The Butt: Observer and Guardian reviews

“Tom Brodzinski, on holiday in a strange, unnamed country, decides to cave in to the strict anti-smoking laws and give up his nicotine habit. First, he wants a final cigarette. When he flicks the butt from the balcony of his rented apartment, it drops on to the head of a man sunbathing below. Forced to make reparations to the victim’s family for this “assault”, Brodzinski begins a nightmare journey of redemption through a crazy landscape ravaged by warfare and characterised by the tribal customs of its inhabitants. Self’s homage to Conrad’s Heart of Darkness is written with razor-sharp descriptions and dark comedy which grip the reader until the concluding pages. Lucy Scholes

“Alan Ayckbourn once wrote a play with 48 variant endings depending on whether a character chose to smoke a cigarette in the first scene. None of them is quite as preposterous as the fate that befalls Will Self’s hero, Tom Brodzinski, when he unthinkingly flips a stub over the balcony of his holiday home, causing mild burns to the man in the apartment below. A simple accident soon develops into a punitive sequence of compensation claims handled by extortionate lawyers and incompetent witch-doctors. The location is anyone’s guess – reference to dunnies and interior desert indicates Australia, though the insurgency going on suggests Afghanistan or Iraq.
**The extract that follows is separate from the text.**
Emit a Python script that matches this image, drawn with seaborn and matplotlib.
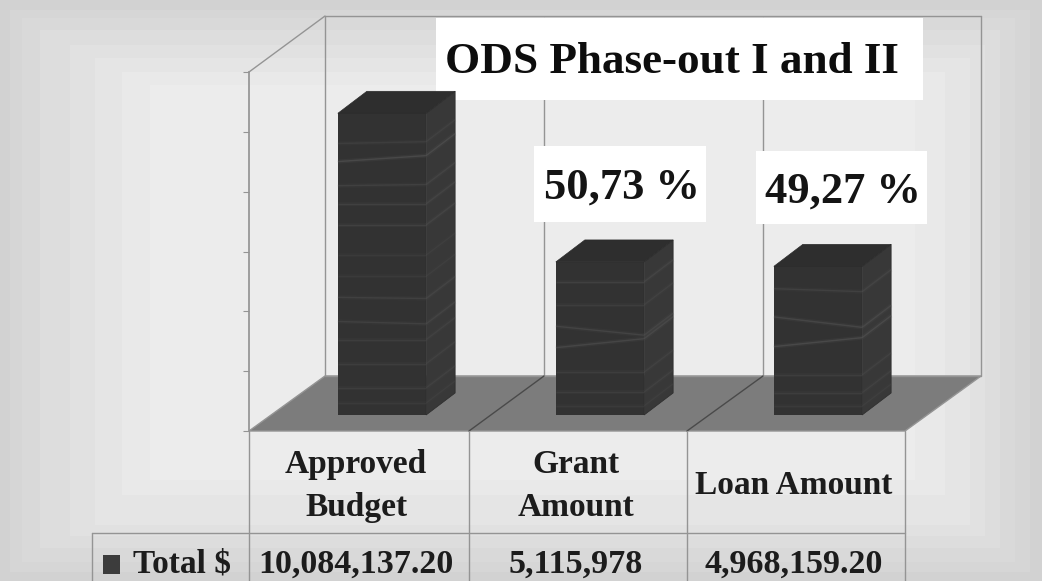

The invented anthropology is adeptly realised, though it also leads to passages of Self indulgence, such as lingering over arcane rituals whose significance is known only to the author. The satire comes with a Swiftian sense of indignation, though the continued harping about prohibition in public places suggests that the one thing that really irks him is anti-smoking legislation. Alfred Hickling.”